Leaving out the pictures, retype all the material exactly.

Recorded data
################

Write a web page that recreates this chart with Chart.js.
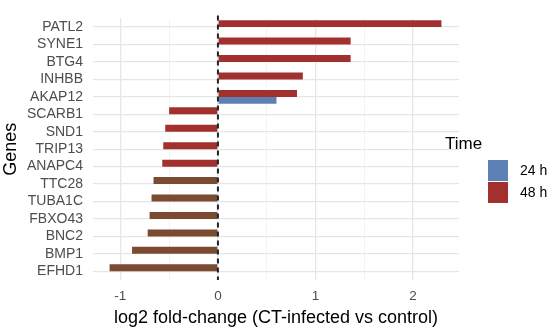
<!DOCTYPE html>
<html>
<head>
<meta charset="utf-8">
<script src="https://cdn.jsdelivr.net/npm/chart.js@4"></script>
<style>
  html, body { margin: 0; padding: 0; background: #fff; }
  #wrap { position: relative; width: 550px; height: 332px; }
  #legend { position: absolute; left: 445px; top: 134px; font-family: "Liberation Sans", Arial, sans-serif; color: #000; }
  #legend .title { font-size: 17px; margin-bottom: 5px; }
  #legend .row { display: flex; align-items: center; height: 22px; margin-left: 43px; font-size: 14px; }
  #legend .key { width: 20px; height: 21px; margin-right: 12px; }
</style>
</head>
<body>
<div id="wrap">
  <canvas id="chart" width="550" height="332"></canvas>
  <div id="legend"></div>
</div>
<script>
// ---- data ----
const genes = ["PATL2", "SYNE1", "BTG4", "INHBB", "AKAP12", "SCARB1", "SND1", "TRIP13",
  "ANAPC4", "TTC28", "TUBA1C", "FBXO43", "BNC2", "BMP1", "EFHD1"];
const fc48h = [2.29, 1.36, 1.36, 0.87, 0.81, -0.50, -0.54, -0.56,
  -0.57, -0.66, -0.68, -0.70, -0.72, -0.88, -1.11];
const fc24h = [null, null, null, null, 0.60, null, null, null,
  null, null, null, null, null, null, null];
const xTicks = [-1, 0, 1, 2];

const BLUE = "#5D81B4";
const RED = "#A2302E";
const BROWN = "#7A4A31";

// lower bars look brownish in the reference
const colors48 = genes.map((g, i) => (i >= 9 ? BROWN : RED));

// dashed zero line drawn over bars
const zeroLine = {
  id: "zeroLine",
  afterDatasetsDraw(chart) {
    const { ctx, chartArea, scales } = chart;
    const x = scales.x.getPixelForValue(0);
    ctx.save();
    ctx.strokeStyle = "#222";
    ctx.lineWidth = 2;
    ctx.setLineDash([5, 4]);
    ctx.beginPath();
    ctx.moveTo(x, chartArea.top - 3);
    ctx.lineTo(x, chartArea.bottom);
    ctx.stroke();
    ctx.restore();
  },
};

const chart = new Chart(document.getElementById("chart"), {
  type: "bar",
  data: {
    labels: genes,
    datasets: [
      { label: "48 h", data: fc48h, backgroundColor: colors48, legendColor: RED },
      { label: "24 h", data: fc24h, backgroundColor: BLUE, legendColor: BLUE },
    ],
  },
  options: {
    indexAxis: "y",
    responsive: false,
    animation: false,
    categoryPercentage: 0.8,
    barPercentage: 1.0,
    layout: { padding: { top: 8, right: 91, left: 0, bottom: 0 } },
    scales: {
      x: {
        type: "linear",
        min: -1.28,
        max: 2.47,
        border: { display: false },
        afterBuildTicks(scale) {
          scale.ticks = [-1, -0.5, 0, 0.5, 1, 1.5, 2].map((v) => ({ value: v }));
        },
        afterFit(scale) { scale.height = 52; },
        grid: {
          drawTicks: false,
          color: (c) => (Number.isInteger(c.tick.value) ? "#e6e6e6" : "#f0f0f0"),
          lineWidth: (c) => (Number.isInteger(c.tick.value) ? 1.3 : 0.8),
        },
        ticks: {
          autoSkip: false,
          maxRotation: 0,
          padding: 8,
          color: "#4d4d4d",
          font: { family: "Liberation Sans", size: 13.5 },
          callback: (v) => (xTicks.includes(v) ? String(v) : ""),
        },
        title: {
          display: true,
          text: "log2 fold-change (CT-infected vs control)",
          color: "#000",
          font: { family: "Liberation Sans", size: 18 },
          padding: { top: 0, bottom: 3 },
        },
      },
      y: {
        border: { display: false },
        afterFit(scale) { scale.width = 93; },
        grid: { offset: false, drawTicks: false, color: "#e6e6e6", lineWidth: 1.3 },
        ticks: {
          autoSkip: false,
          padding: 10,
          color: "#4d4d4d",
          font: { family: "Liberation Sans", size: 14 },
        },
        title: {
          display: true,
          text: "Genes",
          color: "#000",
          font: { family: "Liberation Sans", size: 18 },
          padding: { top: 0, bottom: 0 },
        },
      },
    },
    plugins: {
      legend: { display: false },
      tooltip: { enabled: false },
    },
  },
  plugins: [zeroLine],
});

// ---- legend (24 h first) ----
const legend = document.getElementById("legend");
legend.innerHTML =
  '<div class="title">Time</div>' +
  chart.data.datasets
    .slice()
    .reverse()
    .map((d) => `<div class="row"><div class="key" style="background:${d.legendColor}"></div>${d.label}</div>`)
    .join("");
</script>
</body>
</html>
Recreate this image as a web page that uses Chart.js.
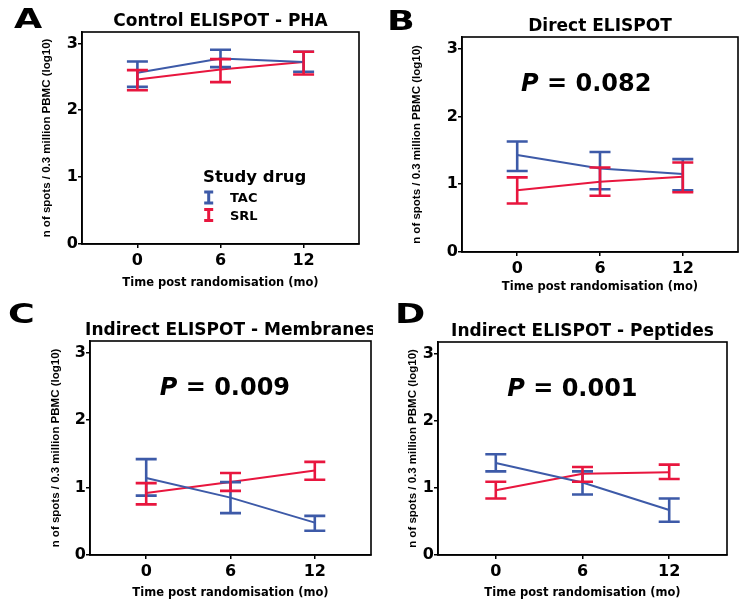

################

Reply
Write a web page that recreates this chart with Chart.js.
<!DOCTYPE html>
<html>
<head>
<meta charset="utf-8">
<script src="https://cdn.jsdelivr.net/npm/chart.js@4"></script>
<style>
  html, body { margin: 0; padding: 0; background: #fff; }
  #wrap { position: relative; width: 550px; height: 332px; }
  #legend { position: absolute; left: 445px; top: 134px; font-family: "Liberation Sans", Arial, sans-serif; color: #000; }
  #legend .title { font-size: 17px; margin-bottom: 5px; }
  #legend .row { display: flex; align-items: center; height: 22px; margin-left: 43px; font-size: 14px; }
  #legend .key { width: 20px; height: 21px; margin-right: 12px; }
</style>
</head>
<body>
<div id="wrap">
  <canvas id="chart" width="550" height="332"></canvas>
  <div id="legend"></div>
</div>
<script>
// ---- data ----
const genes = ["PATL2", "SYNE1", "BTG4", "INHBB", "AKAP12", "SCARB1", "SND1", "TRIP13",
  "ANAPC4", "TTC28", "TUBA1C", "FBXO43", "BNC2", "BMP1", "EFHD1"];
const fc48h = [2.29, 1.36, 1.36, 0.87, 0.81, -0.50, -0.54, -0.56,
  -0.57, -0.66, -0.68, -0.70, -0.72, -0.88, -1.11];
const fc24h = [null, null, null, null, 0.60, null, null, null,
  null, null, null, null, null, null, null];
const xTicks = [-1, 0, 1, 2];

const BLUE = "#5D81B4";
const RED = "#A2302E";
const BROWN = "#7A4A31";

// lower bars look brownish in the reference
const colors48 = genes.map((g, i) => (i >= 9 ? BROWN : RED));

// dashed zero line drawn over bars
const zeroLine = {
  id: "zeroLine",
  afterDatasetsDraw(chart) {
    const { ctx, chartArea, scales } = chart;
    const x = scales.x.getPixelForValue(0);
    ctx.save();
    ctx.strokeStyle = "#222";
    ctx.lineWidth = 2;
    ctx.setLineDash([5, 4]);
    ctx.beginPath();
    ctx.moveTo(x, chartArea.top - 3);
    ctx.lineTo(x, chartArea.bottom);
    ctx.stroke();
    ctx.restore();
  },
};

const chart = new Chart(document.getElementById("chart"), {
  type: "bar",
  data: {
    labels: genes,
    datasets: [
      { label: "48 h", data: fc48h, backgroundColor: colors48, legendColor: RED },
      { label: "24 h", data: fc24h, backgroundColor: BLUE, legendColor: BLUE },
    ],
  },
  options: {
    indexAxis: "y",
    responsive: false,
    animation: false,
    categoryPercentage: 0.8,
    barPercentage: 1.0,
    layout: { padding: { top: 8, right: 91, left: 0, bottom: 0 } },
    scales: {
      x: {
        type: "linear",
        min: -1.28,
        max: 2.47,
        border: { display: false },
        afterBuildTicks(scale) {
          scale.ticks = [-1, -0.5, 0, 0.5, 1, 1.5, 2].map((v) => ({ value: v }));
        },
        afterFit(scale) { scale.height = 52; },
        grid: {
          drawTicks: false,
          color: (c) => (Number.isInteger(c.tick.value) ? "#e6e6e6" : "#f0f0f0"),
          lineWidth: (c) => (Number.isInteger(c.tick.value) ? 1.3 : 0.8),
        },
        ticks: {
          autoSkip: false,
          maxRotation: 0,
          padding: 8,
          color: "#4d4d4d",
          font: { family: "Liberation Sans", size: 13.5 },
          callback: (v) => (xTicks.includes(v) ? String(v) : ""),
        },
        title: {
          display: true,
          text: "log2 fold-change (CT-infected vs control)",
          color: "#000",
          font: { family: "Liberation Sans", size: 18 },
          padding: { top: 0, bottom: 3 },
        },
      },
      y: {
        border: { display: false },
        afterFit(scale) { scale.width = 93; },
        grid: { offset: false, drawTicks: false, color: "#e6e6e6", lineWidth: 1.3 },
        ticks: {
          autoSkip: false,
          padding: 10,
          color: "#4d4d4d",
          font: { family: "Liberation Sans", size: 14 },
        },
        title: {
          display: true,
          text: "Genes",
          color: "#000",
          font: { family: "Liberation Sans", size: 18 },
          padding: { top: 0, bottom: 0 },
        },
      },
    },
    plugins: {
      legend: { display: false },
      tooltip: { enabled: false },
    },
  },
  plugins: [zeroLine],
});

// ---- legend (24 h first) ----
const legend = document.getElementById("legend");
legend.innerHTML =
  '<div class="title">Time</div>' +
  chart.data.datasets
    .slice()
    .reverse()
    .map((d) => `<div class="row"><div class="key" style="background:${d.legendColor}"></div>${d.label}</div>`)
    .join("");
</script>
</body>
</html>
Recreate this image as a web page that uses Chart.js.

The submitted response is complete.